- Supplied material -

────

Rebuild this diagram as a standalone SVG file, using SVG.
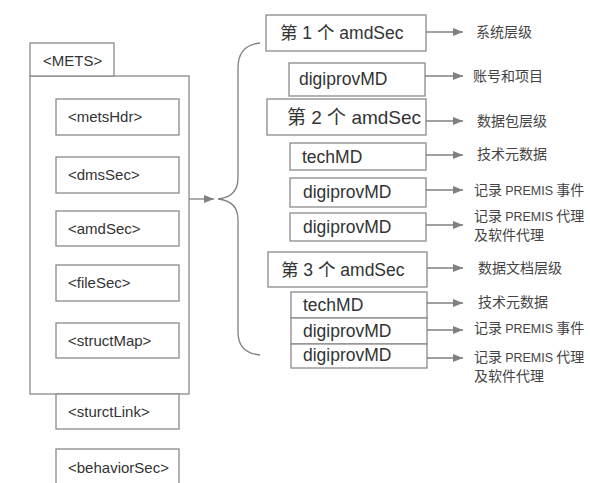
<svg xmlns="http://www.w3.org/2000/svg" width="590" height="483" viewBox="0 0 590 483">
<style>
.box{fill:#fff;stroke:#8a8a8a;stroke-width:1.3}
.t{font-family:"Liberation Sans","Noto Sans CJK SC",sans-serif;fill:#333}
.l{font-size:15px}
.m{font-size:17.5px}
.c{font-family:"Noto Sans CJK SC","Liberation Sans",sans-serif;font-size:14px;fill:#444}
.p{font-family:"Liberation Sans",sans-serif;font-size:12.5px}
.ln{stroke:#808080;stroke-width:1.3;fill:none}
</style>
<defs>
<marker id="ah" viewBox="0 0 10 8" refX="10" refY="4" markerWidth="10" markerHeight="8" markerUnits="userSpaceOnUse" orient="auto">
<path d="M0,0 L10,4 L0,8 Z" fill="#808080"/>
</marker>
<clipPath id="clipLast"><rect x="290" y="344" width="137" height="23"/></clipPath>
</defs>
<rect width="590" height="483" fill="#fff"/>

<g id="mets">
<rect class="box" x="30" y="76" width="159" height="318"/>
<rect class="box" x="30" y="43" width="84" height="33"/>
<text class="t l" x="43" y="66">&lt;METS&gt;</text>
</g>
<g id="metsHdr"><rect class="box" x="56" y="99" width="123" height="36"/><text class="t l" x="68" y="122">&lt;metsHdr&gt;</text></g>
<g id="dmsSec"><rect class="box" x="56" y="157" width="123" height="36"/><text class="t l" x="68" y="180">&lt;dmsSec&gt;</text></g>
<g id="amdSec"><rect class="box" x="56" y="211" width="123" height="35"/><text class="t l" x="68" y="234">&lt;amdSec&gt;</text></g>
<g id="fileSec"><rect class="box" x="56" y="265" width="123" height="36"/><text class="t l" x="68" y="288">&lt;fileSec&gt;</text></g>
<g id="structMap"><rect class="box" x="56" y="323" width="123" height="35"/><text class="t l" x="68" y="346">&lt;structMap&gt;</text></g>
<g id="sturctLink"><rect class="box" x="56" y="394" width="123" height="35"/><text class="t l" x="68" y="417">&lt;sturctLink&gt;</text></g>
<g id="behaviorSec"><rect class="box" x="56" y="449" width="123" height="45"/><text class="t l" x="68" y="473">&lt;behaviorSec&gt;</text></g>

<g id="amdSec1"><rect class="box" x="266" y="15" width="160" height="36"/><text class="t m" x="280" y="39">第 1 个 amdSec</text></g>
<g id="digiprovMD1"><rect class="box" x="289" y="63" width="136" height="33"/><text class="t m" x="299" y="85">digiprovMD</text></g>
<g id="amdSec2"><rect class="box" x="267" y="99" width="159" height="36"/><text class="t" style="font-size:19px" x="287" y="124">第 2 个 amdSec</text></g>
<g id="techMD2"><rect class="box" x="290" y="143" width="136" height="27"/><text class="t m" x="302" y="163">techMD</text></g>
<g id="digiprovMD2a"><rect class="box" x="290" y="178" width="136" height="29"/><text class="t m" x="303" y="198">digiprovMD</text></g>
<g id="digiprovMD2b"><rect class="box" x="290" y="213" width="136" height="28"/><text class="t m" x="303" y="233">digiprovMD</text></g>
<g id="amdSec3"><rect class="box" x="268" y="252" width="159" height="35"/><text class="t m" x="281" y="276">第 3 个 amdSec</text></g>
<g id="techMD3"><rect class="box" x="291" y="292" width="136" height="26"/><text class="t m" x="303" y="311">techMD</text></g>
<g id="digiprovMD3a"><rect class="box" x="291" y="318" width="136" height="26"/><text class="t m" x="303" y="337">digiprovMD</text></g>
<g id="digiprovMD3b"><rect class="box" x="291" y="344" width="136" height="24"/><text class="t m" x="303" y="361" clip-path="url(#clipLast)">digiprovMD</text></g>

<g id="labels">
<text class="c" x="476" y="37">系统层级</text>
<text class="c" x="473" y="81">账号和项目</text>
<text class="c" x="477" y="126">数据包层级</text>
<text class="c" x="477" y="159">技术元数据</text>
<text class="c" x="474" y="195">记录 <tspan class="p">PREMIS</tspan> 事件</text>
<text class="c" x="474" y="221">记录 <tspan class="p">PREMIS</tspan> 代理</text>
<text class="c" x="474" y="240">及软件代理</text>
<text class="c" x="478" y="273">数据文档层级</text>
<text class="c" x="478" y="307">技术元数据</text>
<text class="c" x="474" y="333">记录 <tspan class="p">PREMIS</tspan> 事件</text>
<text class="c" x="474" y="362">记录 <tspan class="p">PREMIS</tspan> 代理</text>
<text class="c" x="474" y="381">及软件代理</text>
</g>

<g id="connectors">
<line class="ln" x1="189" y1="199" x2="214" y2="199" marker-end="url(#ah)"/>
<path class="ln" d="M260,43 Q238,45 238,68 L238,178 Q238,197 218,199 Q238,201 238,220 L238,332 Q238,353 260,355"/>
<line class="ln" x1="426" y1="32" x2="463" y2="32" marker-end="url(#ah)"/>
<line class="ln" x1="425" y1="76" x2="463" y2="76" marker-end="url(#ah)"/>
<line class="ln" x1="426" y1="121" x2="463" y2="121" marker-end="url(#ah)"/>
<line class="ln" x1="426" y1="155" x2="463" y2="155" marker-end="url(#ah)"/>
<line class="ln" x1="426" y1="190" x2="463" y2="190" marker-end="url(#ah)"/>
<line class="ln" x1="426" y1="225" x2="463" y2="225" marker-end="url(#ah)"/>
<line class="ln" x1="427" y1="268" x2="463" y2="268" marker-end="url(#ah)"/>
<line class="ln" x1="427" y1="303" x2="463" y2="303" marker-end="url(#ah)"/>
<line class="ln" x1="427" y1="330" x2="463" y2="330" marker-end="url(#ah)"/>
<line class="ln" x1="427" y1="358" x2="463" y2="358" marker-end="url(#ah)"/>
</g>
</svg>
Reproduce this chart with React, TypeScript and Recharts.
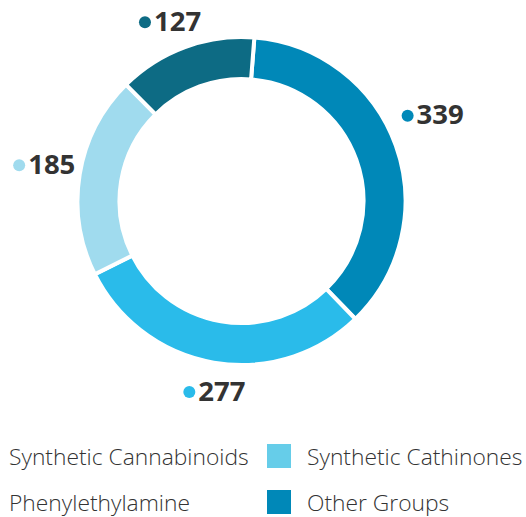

────

- What is expected -
Without the pictures, print the records in full, exactly as they appear.

- Result of this exercise -
Rebuild this diagram as a standalone SVG file, using SVG.
<svg xmlns="http://www.w3.org/2000/svg" width="590" height="483" viewBox="0 0 590 483">
<style>
.box{fill:#fff;stroke:#8a8a8a;stroke-width:1.3}
.t{font-family:"Liberation Sans","Noto Sans CJK SC",sans-serif;fill:#333}
.l{font-size:15px}
.m{font-size:17.5px}
.c{font-family:"Noto Sans CJK SC","Liberation Sans",sans-serif;font-size:14px;fill:#444}
.p{font-family:"Liberation Sans",sans-serif;font-size:12.5px}
.ln{stroke:#808080;stroke-width:1.3;fill:none}
</style>
<defs>
<marker id="ah" viewBox="0 0 10 8" refX="10" refY="4" markerWidth="10" markerHeight="8" markerUnits="userSpaceOnUse" orient="auto">
<path d="M0,0 L10,4 L0,8 Z" fill="#808080"/>
</marker>
<clipPath id="clipLast"><rect x="290" y="344" width="137" height="23"/></clipPath>
</defs>
<rect width="590" height="483" fill="#fff"/>

<g id="mets">
<rect class="box" x="30" y="76" width="159" height="318"/>
<rect class="box" x="30" y="43" width="84" height="33"/>
<text class="t l" x="43" y="66">&lt;METS&gt;</text>
</g>
<g id="metsHdr"><rect class="box" x="56" y="99" width="123" height="36"/><text class="t l" x="68" y="122">&lt;metsHdr&gt;</text></g>
<g id="dmsSec"><rect class="box" x="56" y="157" width="123" height="36"/><text class="t l" x="68" y="180">&lt;dmsSec&gt;</text></g>
<g id="amdSec"><rect class="box" x="56" y="211" width="123" height="35"/><text class="t l" x="68" y="234">&lt;amdSec&gt;</text></g>
<g id="fileSec"><rect class="box" x="56" y="265" width="123" height="36"/><text class="t l" x="68" y="288">&lt;fileSec&gt;</text></g>
<g id="structMap"><rect class="box" x="56" y="323" width="123" height="35"/><text class="t l" x="68" y="346">&lt;structMap&gt;</text></g>
<g id="sturctLink"><rect class="box" x="56" y="394" width="123" height="35"/><text class="t l" x="68" y="417">&lt;sturctLink&gt;</text></g>
<g id="behaviorSec"><rect class="box" x="56" y="449" width="123" height="45"/><text class="t l" x="68" y="473">&lt;behaviorSec&gt;</text></g>

<g id="amdSec1"><rect class="box" x="266" y="15" width="160" height="36"/><text class="t m" x="280" y="39">第 1 个 amdSec</text></g>
<g id="digiprovMD1"><rect class="box" x="289" y="63" width="136" height="33"/><text class="t m" x="299" y="85">digiprovMD</text></g>
<g id="amdSec2"><rect class="box" x="267" y="99" width="159" height="36"/><text class="t" style="font-size:19px" x="287" y="124">第 2 个 amdSec</text></g>
<g id="techMD2"><rect class="box" x="290" y="143" width="136" height="27"/><text class="t m" x="302" y="163">techMD</text></g>
<g id="digiprovMD2a"><rect class="box" x="290" y="178" width="136" height="29"/><text class="t m" x="303" y="198">digiprovMD</text></g>
<g id="digiprovMD2b"><rect class="box" x="290" y="213" width="136" height="28"/><text class="t m" x="303" y="233">digiprovMD</text></g>
<g id="amdSec3"><rect class="box" x="268" y="252" width="159" height="35"/><text class="t m" x="281" y="276">第 3 个 amdSec</text></g>
<g id="techMD3"><rect class="box" x="291" y="292" width="136" height="26"/><text class="t m" x="303" y="311">techMD</text></g>
<g id="digiprovMD3a"><rect class="box" x="291" y="318" width="136" height="26"/><text class="t m" x="303" y="337">digiprovMD</text></g>
<g id="digiprovMD3b"><rect class="box" x="291" y="344" width="136" height="24"/><text class="t m" x="303" y="361" clip-path="url(#clipLast)">digiprovMD</text></g>

<g id="labels">
<text class="c" x="476" y="37">系统层级</text>
<text class="c" x="473" y="81">账号和项目</text>
<text class="c" x="477" y="126">数据包层级</text>
<text class="c" x="477" y="159">技术元数据</text>
<text class="c" x="474" y="195">记录 <tspan class="p">PREMIS</tspan> 事件</text>
<text class="c" x="474" y="221">记录 <tspan class="p">PREMIS</tspan> 代理</text>
<text class="c" x="474" y="240">及软件代理</text>
<text class="c" x="478" y="273">数据文档层级</text>
<text class="c" x="478" y="307">技术元数据</text>
<text class="c" x="474" y="333">记录 <tspan class="p">PREMIS</tspan> 事件</text>
<text class="c" x="474" y="362">记录 <tspan class="p">PREMIS</tspan> 代理</text>
<text class="c" x="474" y="381">及软件代理</text>
</g>

<g id="connectors">
<line class="ln" x1="189" y1="199" x2="214" y2="199" marker-end="url(#ah)"/>
<path class="ln" d="M260,43 Q238,45 238,68 L238,178 Q238,197 218,199 Q238,201 238,220 L238,332 Q238,353 260,355"/>
<line class="ln" x1="426" y1="32" x2="463" y2="32" marker-end="url(#ah)"/>
<line class="ln" x1="425" y1="76" x2="463" y2="76" marker-end="url(#ah)"/>
<line class="ln" x1="426" y1="121" x2="463" y2="121" marker-end="url(#ah)"/>
<line class="ln" x1="426" y1="155" x2="463" y2="155" marker-end="url(#ah)"/>
<line class="ln" x1="426" y1="190" x2="463" y2="190" marker-end="url(#ah)"/>
<line class="ln" x1="426" y1="225" x2="463" y2="225" marker-end="url(#ah)"/>
<line class="ln" x1="427" y1="268" x2="463" y2="268" marker-end="url(#ah)"/>
<line class="ln" x1="427" y1="303" x2="463" y2="303" marker-end="url(#ah)"/>
<line class="ln" x1="427" y1="330" x2="463" y2="330" marker-end="url(#ah)"/>
<line class="ln" x1="427" y1="358" x2="463" y2="358" marker-end="url(#ah)"/>
</g>
</svg>
Reproduce this chart with React, TypeScript and Recharts.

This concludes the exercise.